Activity and Process

Early this June we conducted an expert interview with T. Scott Saponas at Microsoft Research. Scott’s expertise in Human Computer Interaction, specifically with experimental input and output technologies and always-available, context-aware computing, seemed like a useful resource for our project as we explore potential ways of interaction with media. The interview was a good way to quickly gain insight into the field of input and gesture technology and supplement what we found through secondary and some primary research that we previously did. We had several questions for him:

  • What types of interactions are harder to do with 3D gestures and why?
  • How do 3D gestures make certain interactions easier and why?
  • What do you see as the future of 3D gesture interfaces?
  • How might spatial sensing change our daily interactions with personal devices? Specifically, how might this change how we consume content on these devices?
  • How do you think media content could be made context-aware?
  • What media types would actually feel compelling to interact with or consume using new input techniques?
  • What could 3D interactions with media give us that current media does not?
  • What content could be created with context-aware input and interfaces?
Scott Saponas

Key Findings and Takeaway

Outlined below are some of the key insights we got from the interview.

Challenges of 3D Gestures

We got valuable insights into challenges and considerations in designing for systems that use 3D manipulation and gestures from this conversation. Interactions with 3D gestures are hard because we are used to the idea of direct manipulation with a mouse or touch screen. On the system’s end, it is hard to interpret intentions and separate gestures from other movements. Furthermore, for gesture input and 3D manipulation, the gulf of evaluation is harder to bridge than the gulf of execution. Immediate response and feedback on the input is very important. It becomes really hard when the feedback loop is broken or is very slow. A major advantage of 3D interaction is unanchored interaction. The fact that whatever you are using to manipulate is not physically anchored to the device opens up a lot of possibilities for both design and potential problems simultaneously.

Designing for 3D Gestures

The key is to design the system around an assumption that tasks will afford experimentation and that errors are inherent. The system needs to be designed for better error correction such that the possible errors are not that critical. The penalty for wrong/inaccurate input should be low. Responsiveness is another important thing to keep in mind.

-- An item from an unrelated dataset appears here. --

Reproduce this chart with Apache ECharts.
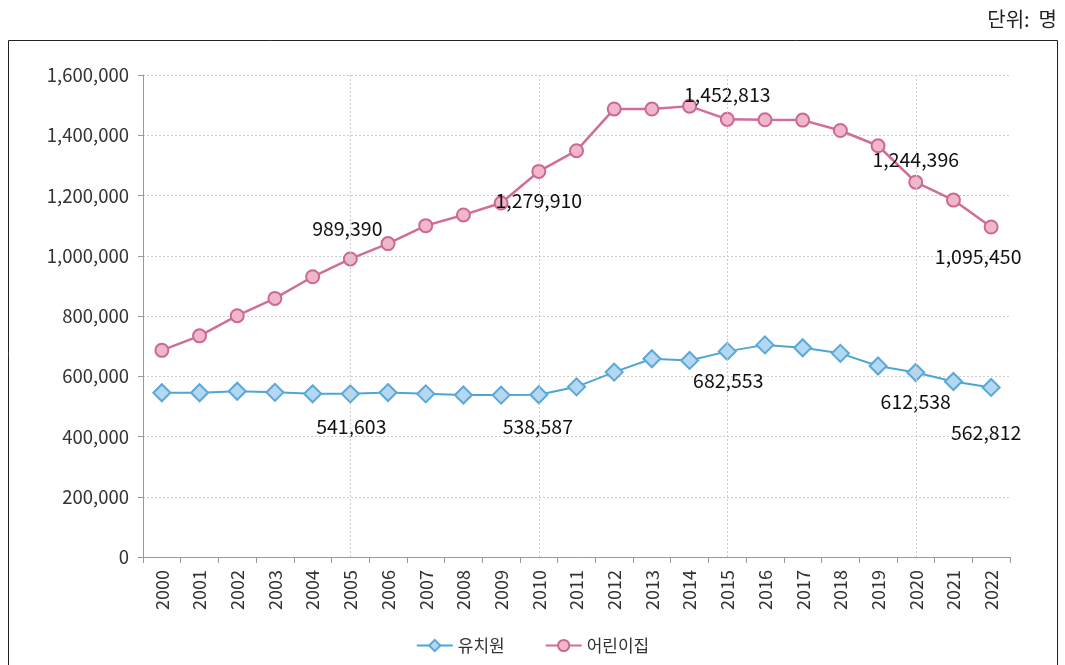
<!DOCTYPE html>
<html><head><meta charset="utf-8">
<script src="https://cdn.jsdelivr.net/npm/echarts@6/dist/echarts.min.js"></script>
<style>html,body{margin:0;padding:0;background:#fff}#c{width:1065px;height:665px}</style>
</head><body><div id="c"></div>
<script>
const years = ['2000','2001','2002','2003','2004','2005','2006','2007','2008','2009','2010','2011','2012','2013','2014','2015','2016','2017','2018','2019','2020','2021','2022'];
const kindergarten = [545263,545142,550150,546531,541713,541603,545812,541550,537822,537361,538587,564834,613749,658188,652546,682553,704138,694631,675998,633913,612538,582572,562812];
const childcare = [686000,734192,800991,858345,930252,989390,1040361,1099933,1135502,1175049,1279910,1348729,1487361,1486980,1496671,1452813,1451215,1450243,1415742,1365085,1244396,1184716,1095450];
const yTicks = [0,200000,400000,600000,800000,1000000,1200000,1400000,1600000];
const gridYears = ['2005','2010','2015','2020'];
const seriesNames = ['유치원','어린이집'];
const unitText = '단위:  명';
// labeled points: index -> [dx, dy] offset of label centre (px)
const kinderLabels = {5:[1,33], 10:[-1,32], 15:[1,29], 20:[0,29], 22:[-5,45]};
const childLabels = {5:[-3,-30], 10:[0,29], 15:[0,-25], 20:[0,-23], 22:[-13,30]};

const font = '"Noto Sans CJK KR", "Noto Sans", sans-serif';
function fmt(v){return v.toLocaleString('en-US');}
function build(vals, labels){
  return vals.map((v,i)=>{
    if(labels[i]===undefined) return v;
    return {value:v, label:{show:true, position:'inside', offset:labels[i], color:'#111', fontSize:19.5, fontFamily:font, formatter:p=>fmt(p.value)}};
  });
}
const chart = echarts.init(document.getElementById('c'));
chart.setOption({
  animation:false,
  backgroundColor:'#fff',
  graphic:[
    {type:'rect', shape:{x:8.5,y:40.5,width:1049,height:700}, style:{fill:'none',stroke:'#222',lineWidth:1}, silent:true, z:-1},
    {type:'text', right:8, top:9, style:{text:unitText, fontSize:20, fontFamily:font, fill:'#222'}}
  ],
  grid:{left:143, right:55, top:75, bottom:108},
  legend:{
    bottom:6, left:'center', itemGap:40, itemWidth:36, itemHeight:14,
    textStyle:{fontSize:17, fontFamily:font, color:'#333'},
    data:seriesNames
  },
  xAxis:{
    type:'category', data:years, boundaryGap:true,
    axisLine:{lineStyle:{color:'#999'}},
    axisTick:{show:true, length:6, lineStyle:{color:'#999'}},
    axisLabel:{rotate:90, fontSize:18, fontFamily:font, color:'#333', margin:13},
    splitLine:{show:false}
  },
  yAxis:{
    type:'value', min:0, max:1600000, interval:200000,
    axisLine:{show:true, lineStyle:{color:'#999'}},
    axisTick:{show:true, length:5, lineStyle:{color:'#999'}},
    axisLabel:{fontSize:18.5, fontFamily:font, color:'#333', margin:14, formatter:v=>fmt(v)},
    splitLine:{lineStyle:{color:'#cccccc', type:[2,2], width:1}}
  },
  series:[
    {
      name:seriesNames[0], type:'line', data:build(kindergarten,kinderLabels),
      symbol:'diamond', symbolSize:17,
      lineStyle:{color:'#4ea6d4', width:2},
      itemStyle:{color:'#b5d8f2', borderColor:'#5aa8d8', borderWidth:2},
      markLine:{silent:true, symbol:'none', label:{show:false},
        lineStyle:{color:'#cccccc', type:[2,2], width:1},
        data:gridYears.map(y=>({xAxis:y}))},
      z:3
    },
    {
      name:seriesNames[1], type:'line', data:build(childcare,childLabels),
      symbol:'circle', symbolSize:13,
      lineStyle:{color:'#d06e9a', width:2.5},
      itemStyle:{color:'#f2b6cc', borderColor:'#c96a94', borderWidth:2},
      z:4
    }
  ]
});
</script></body></html>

Spatial Sensing and Future

The most powerful and transformative thing about spatial sensing is that it enables the ability to import personal space into a computer simulation system; capturing the real world and transferring it to others. Scott believes people will likely pay a lot for that and this will likely be a big change in sensor use on phones in the future. There are possible applications of such technology in retail, consulting businesses, and service design.

New Media Forms Enabled by Input Technology

Scott mentioned 3D manipulation and augmented reality are two compelling areas to explore. With new forms of interaction like depth cameras, precise control is going to be hard, but he believes these can be very engaging if you incorporate tactile interaction and enable physical manipulation.

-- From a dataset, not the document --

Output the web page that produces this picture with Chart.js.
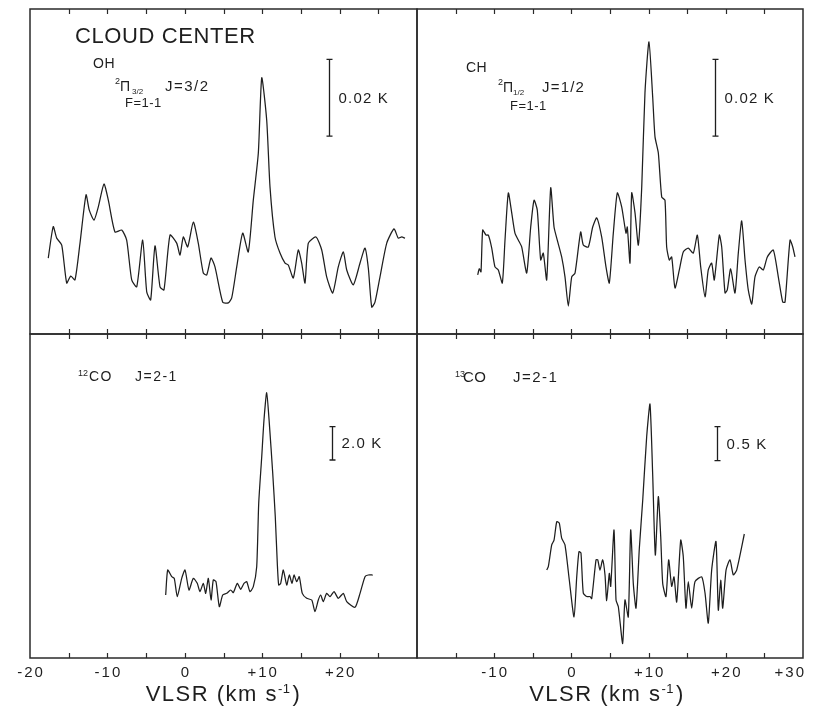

How Content and Media Needs to Evolve

In Scott’s opinion, even though technology has changed a lot, the media we consume hasn’t evolved much in the last few years. There should be ways to interact with what we are consuming. Everything is currently linear. Future of media should be interactive and two - directional, not linear. A good, simple example is the ability to change the camera angle on a movie to discover more about the space and immerse yourself in it.

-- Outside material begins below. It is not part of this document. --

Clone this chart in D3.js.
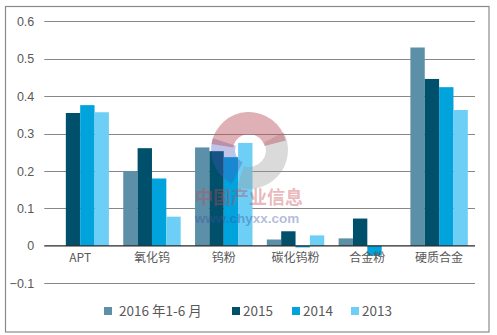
<!DOCTYPE html>
<html>
<head>
<meta charset="utf-8">
<script src="https://cdn.jsdelivr.net/npm/d3@7"></script>
<style>
  html, body { margin: 0; padding: 0; background: #fff; }
  svg { display: block; }
  text { font-family: "Noto Sans CJK SC", "Liberation Sans", sans-serif; }
</style>
</head>
<body>
<svg id="chart" width="497" height="335"></svg>
<script>
// Product categories along the x axis
const categories = ["APT", "氧化钨", "钨粉", "碳化钨粉", "合金粉", "硬质合金"];
// Series names shown in the legend
const seriesNames = ["2016 年1-6 月", "2015", "2014", "2013"];
const seriesColors = ["#5B90A8", "#00506B", "#00A3DC", "#6DCFF6"];
// Values per series, one per category (null = no bar)
const s2016H1 = [null, 0.200, 0.263, 0.017, 0.020, 0.530];
const s2015 = [0.355, 0.261, 0.253, 0.039, 0.073, 0.446];
const s2014 = [0.376, 0.180, 0.237, -0.004, -0.026, 0.424];
const s2013 = [0.357, 0.078, 0.275, 0.028, null, 0.363];
const seriesValues = [s2016H1, s2015, s2014, s2013];
// Y axis ticks
const yTicks = [-0.1, 0, 0.1, 0.2, 0.3, 0.4, 0.5, 0.6];

const svg = d3.select("#chart");

// Outer frame
svg.append("rect")
  .attr("x", 5.5).attr("y", 6.5)
  .attr("width", 483.5).attr("height", 325.5)
  .attr("fill", "none").attr("stroke", "#8a8a8a").attr("stroke-width", 1.2);

const x = d3.scaleBand().domain(categories).range([44.3, 475]).padding(0);
const xInner = d3.scaleBand().domain(seriesNames).range([0, x.bandwidth()])
  .paddingInner(0).paddingOuter(0.5);
const y = d3.scaleLinear().domain([-0.1, 0.6]).range([283.3, 21.3]);

// Gridlines
svg.append("g").selectAll("line")
  .data(yTicks.filter(t => t !== 0))
  .join("line")
  .attr("x1", 44.3).attr("x2", 475)
  .attr("y1", d => Math.round(y(d)) + 0.5).attr("y2", d => Math.round(y(d)) + 0.5)
  .attr("stroke", "#878787").attr("stroke-width", 1);

// Y axis labels
const yAxis = d3.axisLeft(y).tickValues(yTicks).tickSize(0).tickPadding(10)
  .tickFormat(d => d === 0 ? "0" : d3.format(".1f")(d));
svg.append("g")
  .attr("transform", "translate(44.3,0)")
  .call(yAxis)
  .call(g => g.select(".domain").remove())
  .call(g => g.selectAll("text")
    .attr("fill", "#595959").attr("font-size", 12.5)
    .style("font-family", "'Liberation Sans', Arial, sans-serif"));

// Bars
const barData = [];
seriesNames.forEach((s, si) => {
  categories.forEach((c, ci) => {
    const v = seriesValues[si][ci];
    if (v !== null) barData.push({ s, si, c, v });
  });
});
svg.append("g").selectAll("rect")
  .data(barData)
  .join("rect")
  .attr("x", d => x(d.c) + xInner(d.s))
  .attr("width", xInner.bandwidth())
  .attr("y", d => y(Math.max(0, d.v)))
  .attr("height", d => Math.abs(y(d.v) - y(0)))
  .attr("fill", d => seriesColors[d.si]);

// Zero line
svg.append("line")
  .attr("x1", 44.3).attr("x2", 475)
  .attr("y1", y(0)).attr("y2", y(0))
  .attr("stroke", "#262626").attr("stroke-width", 1.2);

// Category labels
const xAxis = d3.axisBottom(x).tickSize(0).tickPadding(8);
svg.append("g")
  .attr("transform", `translate(0,${y(0)})`)
  .call(xAxis)
  .call(g => g.select(".domain").remove())
  .call(g => g.selectAll("text").attr("fill", "#595959").attr("font-size", 12)
    .style("font-family", "'Noto Sans CJK SC', 'Liberation Sans', sans-serif"));

// Watermark logo and site text
const wm = svg.append("g").attr("pointer-events", "none");
const cx = 249, cy = 150;
const arc = d3.arc();
wm.append("path")
  .attr("transform", `translate(${cx},${cy})`)
  .attr("d", arc({ innerRadius: 17, outerRadius: 39, startAngle: 0.35 * Math.PI, endAngle: 1.1 * Math.PI }))
  .attr("fill", "rgba(150,150,150,0.35)");
wm.append("path")
  .attr("transform", `translate(${cx},${cy})`)
  .attr("d", arc({ innerRadius: 14, outerRadius: 38, startAngle: 1.15 * Math.PI, endAngle: 1.6 * Math.PI }))
  .attr("fill", "rgba(70,90,190,0.35)");
wm.append("path")
  .attr("transform", `translate(${cx},${cy})`)
  .attr("d", arc({ innerRadius: 16, outerRadius: 38, startAngle: -0.45 * Math.PI, endAngle: 0.42 * Math.PI, cornerRadius: 10 }))
  .attr("fill", "rgba(185,80,90,0.45)");
wm.append("text")
  .attr("x", 249).attr("y", 204)
  .attr("text-anchor", "middle")
  .attr("font-size", 18).attr("font-weight", "bold")
  .attr("fill", "rgba(200,70,80,0.4)")
  .text("中国产业信息");
wm.append("text")
  .attr("x", 247).attr("y", 223)
  .attr("text-anchor", "middle")
  .attr("font-size", 13.5).attr("font-weight", "bold")
  .style("font-family", "'Liberation Sans', Arial, sans-serif")
  .attr("fill", "rgba(60,80,160,0.4)")
  .text("www.chyxx.com");

// Legend
const legendX = [104, 232, 292, 351];
const legend = svg.append("g").selectAll("g")
  .data(seriesNames)
  .join("g")
  .attr("transform", (d, i) => `translate(${legendX[i]},307)`);
legend.append("rect")
  .attr("width", 8).attr("height", 8)
  .attr("fill", (d, i) => seriesColors[i]);
legend.append("text")
  .attr("x", (d, i) => i === 0 ? 15 : 11).attr("y", 4)
  .attr("dy", "0.35em")
  .attr("font-size", 13.5).attr("fill", "#595959")
  .text(d => d);
</script>
</body>
</html>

Implications for Design and Moving Forward

We got a great deal of insight out of our conversation with Scott. Among other things, Scott confirmed our hunch that new forms of interactive media could be very critical to affecting real change in the publishing space. Also, Scott pushed the idea that gesture interfaces can trade precision for exploration, which is a powerful restraint that can help us avoid gestural interface designs that require a level of accuracy that simply isn’t attainable.